Where not to start: Ballard first made waves in the early ’60s with a trio of post-apocalyptic novels: The Wind From Nowhere, The Drowned World, and The Burning World (also issued as The Drought). Of the three, The Drowned World is the best; not only does its premise of a band of survivors trapped in a partially submerged skyscraper presage High-Rise, it’s the first real hint of the genius Ballard would become. None of these early books serves as the best introduction to his work, though. And, honestly, neither does the notorious Crash. There’s a reason Crash is the only Ballard book many people have ever attempted; gratuitous and redundant (which, in all fairness, are charges that could be leveled at Ballard’s whole oeuvre), it seems almost like a parody of Ballard rather than the real thing. Give it props, though, for being the work of literature that surely bears the most instances of the word “semen.” Likewise, 1969’s The Atrocity Exhibition—a proto-Crash fugue of stunning, experimental vignettes, including the legendary “Why I Want To Fuck Ronald Reagan”—is Ballard at his most lurid and demanding. There’s greatness here, but you have to work for it.

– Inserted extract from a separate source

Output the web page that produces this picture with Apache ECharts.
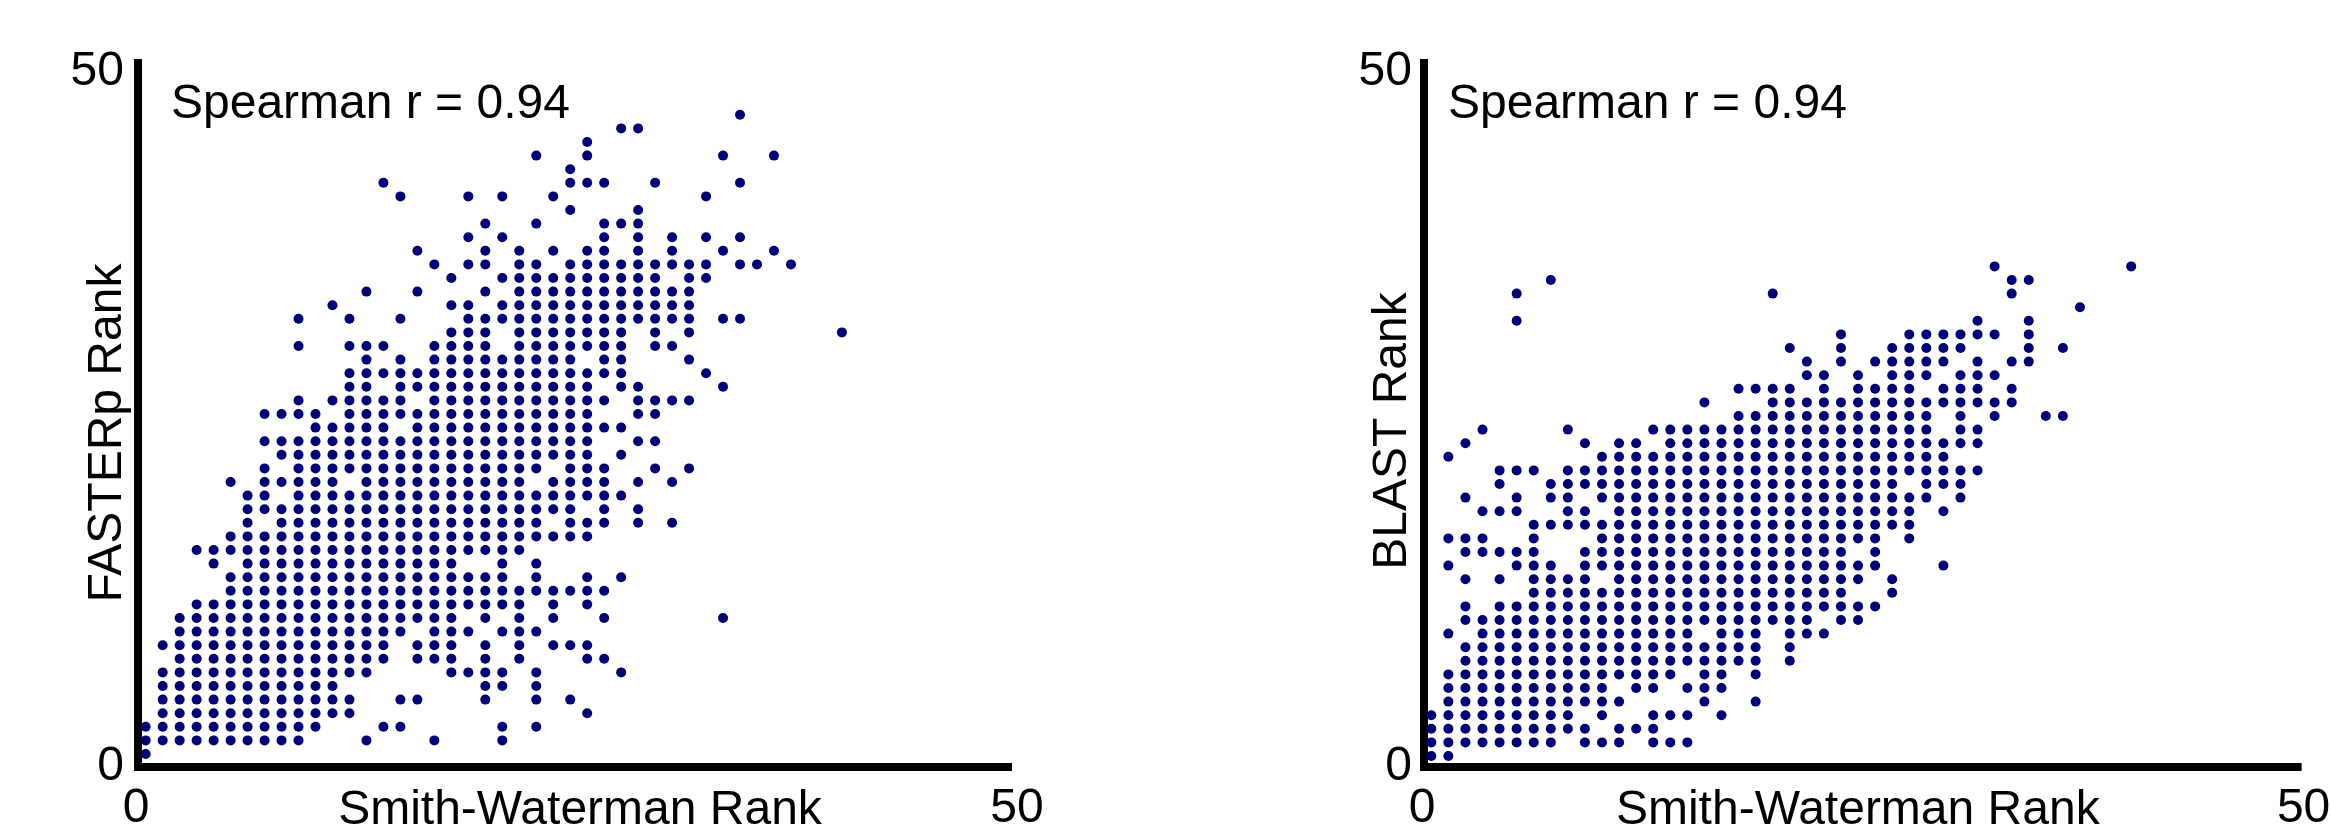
<!DOCTYPE html>
<html>
<head>
<meta charset="utf-8">
<style>html,body{margin:0;padding:0;background:#fff}#chart{width:2331px;height:825px}</style>
<script src="https://cdn.jsdelivr.net/npm/echarts@6/dist/echarts.min.js"></script>
</head>
<body>
<div id="chart"></div>
<script>
// Each row lists the occupied rank columns of one rank row (row 1 first); "a-b" is a run of columns.
var fasterpRows = [
"0","0-9 13 17 21","0-10 14 15 21 23","1-12 26","1-12 15 16 20 23 25","1-11 20 21 23",
"1-13 18 19 20 21 23 28","2-14 16 17 18 20 22 26 27","1-14 16 17 18 20 22 24 25 26",
"2-15 17 18 19 21 22 23","2-18 20 22 24 27 34","3-22 24 26","5-27","5-21 23 26 28",
"4 6-18 21 23","3-22","5-26","6 8-23 25 26 27 29 31","6-25 27 29","6 7 9-28",
"5 7-11 13-22 24-27 29 31","7 9-23 25 26 27 30 32","8-26 28","7-26 29 30","10-14 16-28",
"7-10 12-26 29 30","9 11-15 17-27 29-32","12 13 15-26 28 29 34","12-28 33",
"13 15 17-25 27 28 32","9 12 13 14 17 18 19 20 22-28 30 31","18 19 20 22-28 30 32 41",
"9 12 15 19-32 34 35","11 18 19 21-32","13 16 20 22-32","18 21-30 32 33",
"17 19 20 22 23 25-33 35 36 38","16 20 22 24 26 27 29 31 34 37","19 21 27 29 31 33 35",
"20 23 27 28 29","25 29","15 19 21 24 33","14 25 26 27 30 35","25","23 26 34 37","26","28 29","35"
];
var blastRows = [
"0 1","0-7 9 10 11 13 14 15","0-9 11 12 13","0-8 10 13 14 15 17","1-11 16 19",
"1-10 12 13 15 16 17","1-14 16 17 19","2-19 21","2-19 21","1 3-15 17 18 19 21 22 23",
"2-22 24 25","2 4-24 25 26","6-24 27","2 4 6 7 8 9 11-25 27","1 5 6 7 9-26 30",
"2 3 4 5 6 9-24 26","1 2 3 6 10-26 28","6-28","3 4 5 8 9 11-28 30",
"2 5 7 8 10-29 31","4 7-27 29 30 31","4 5 6 8-32","1 10-30","2 9 11 12 14-32",
"3 8 13-29 31 32","18-29 31 33 36 37","16 20-34","18-21 23 25-28 30 31 32 34",
"22 23 25 27 28 29 31 32 33","22 24 26-30 32 34 35","21 24 27-31 35 37",
"24 28-33 35","5 32 35","38","5 20 34","7 34 35","33 41"
];
var leftXName = "Smith-Waterman Rank", leftYName = "FASTERp Rank", rightYName = "BLAST Rank";
var annotation = "Spearman r = 0.94";
var axisTicks = [0, 50];

function points(rows, xOffset, xStep, yOffset, yStep) {
  var out = [];
  rows.forEach(function (row, r) {
    row.split(" ").forEach(function (tok) {
      var p = tok.split("-"), a = +p[0], b = +p[p.length - 1];
      for (var c = a; c <= b; c++) out.push([xOffset + xStep * c, yOffset + yStep * r]);
    });
  });
  return out;
}
var font = "Liberation Sans";
function xAxis(i, name, namePad, endPad) {
  return {
    type: "value", gridIndex: i, min: axisTicks[0], max: axisTicks[1], interval: 50, position: "bottom",
    name: name, nameLocation: "middle", nameGap: 44, nameMoveOverlap: false,
    nameTextStyle: {color: "#000", fontFamily: font, fontSize: 48, padding: namePad, verticalAlign: "middle"},
    axisLine: {show: true, onZero: false, lineStyle: {color: "#000", width: 8, cap: "square"}},
    axisTick: {show: false}, splitLine: {show: false},
    axisLabel: {show: true, color: "#000", fontFamily: font, fontSize: 48, margin: 18, showMinLabel: true, showMaxLabel: true,
      formatter: function (v) { return v === 50 ? "{e|50}" : "{s|" + v + "}"; },
      rich: {e: {fontFamily: font, fontSize: 48, color: "#000", padding: [0, 0, 0, endPad]}, s: {fontFamily: font, fontSize: 48, color: "#000", padding: [0, 4, 0, 0]}}}
  };
}
function yAxis(i, name, shift, margin, gap) {
  return {
    type: "value", gridIndex: i, min: axisTicks[0], max: axisTicks[1], interval: 50, position: "left",
    name: name, nameLocation: "middle", nameGap: gap, nameRotate: 90, nameMoveOverlap: false,
    nameTextStyle: {color: "#000", fontFamily: font, fontSize: 48, padding: [0, shift, 0, 0], verticalAlign: "middle"},
    axisLine: {show: true, onZero: false, lineStyle: {color: "#000", width: 8, cap: "square"}},
    axisTick: {show: false}, splitLine: {show: false},
    axisLabel: {show: true, color: "#000", fontFamily: font, fontSize: 48, margin: margin, showMinLabel: true, showMaxLabel: true,
      formatter: function (v) { return v === 50 ? "{t|50}" : "{b|" + v + "}"; },
      rich: {t: {fontFamily: font, fontSize: 48, color: "#000", padding: [17, 0, 0, 0]}, b: {fontFamily: font, fontSize: 48, color: "#000", padding: [0, 0, 0, 0]}}}
  };
}
function scatter(i, data) {
  return {type: "scatter", xAxisIndex: i, yAxisIndex: i, data: data, symbol: "circle", symbolSize: 10, clip: false, z: 5,
    itemStyle: {color: "#000074", borderWidth: 0, opacity: 1}, emphasis: {disabled: true}, animation: false, large: false};
}
var chart = echarts.init(document.getElementById("chart"), null, {renderer: "canvas"});
chart.setOption({
  animation: false, backgroundColor: "#fff",
  grid: [
    {left: 138, top: 63, width: 870, height: 704, containLabel: false, outerBoundsMode: "none"},
    {left: 1424, top: 63, width: 873.6, height: 704, containLabel: false, outerBoundsMode: "none"}
  ],
  xAxis: [xAxis(0, leftXName, [0, 0, 0, 14], 18), xAxis(1, leftXName, [0, 6, 0, 0], 12)],
  yAxis: [yAxis(0, leftYName, 36, 14, 30), yAxis(1, rightYName, 32, 12, 31)],
  title: [
    {text: annotation, left: 171, top: 81, padding: 0, textStyle: {color: "#000", fontFamily: font, fontSize: 48, fontWeight: "normal"}},
    {text: annotation, left: 1448, top: 81, padding: 0, textStyle: {color: "#000", fontFamily: font, fontSize: 48, fontWeight: "normal"}}
  ],
  series: [
    scatter(0, points(fasterpRows, 0.4425, 0.9759, 0.923, 0.9659)),
    scatter(1, points(blastRows, 0.418, 0.977, 0.781, 0.9659))
  ]
});
</script>
</body>
</html>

A stronger but no less gratuitous work is 1979’s The Unlimited Dream Company, which is in many ways Ballard’s forgotten masterpiece, the apotheosis of his hallucinatory, perversion-binging ’70s. Still, it might make an even worse first impression than Crash. That is, unless rape, bestiality, and pedophilia wrapped up in poetic, suburban surrealism is your idea of a good time. After a false start with 1981’s cartoonish Hello America, probably his worst novel, he triumphed with the bestselling Empire Of The Sun. For what it is, it’s an evocative book. as is its sequel, 1991’s The Kindness Of Women. (An official, comprehensive autobiography, Miracles Of Life, was published in 2008.) But Ballard is always better when filtering his striking experiences and skewed worldview through his protagonists, even when he turns those characters into mere mouthpieces. Of his latter-day work, 1987’s The Day Of Creation—another heady Heart Of Darkness homage—and 1996’s murder mystery Cocaine Nights are standouts. What could be considered his post-9/11 novel, 2003’s Millennium People, is also a keeper, a darkly satirical look at terrorism and middle-class paradox. But these should all be approached only after baptizing yourself in the icy, obscene fire of Ballard’s ’60s and ’70s classics.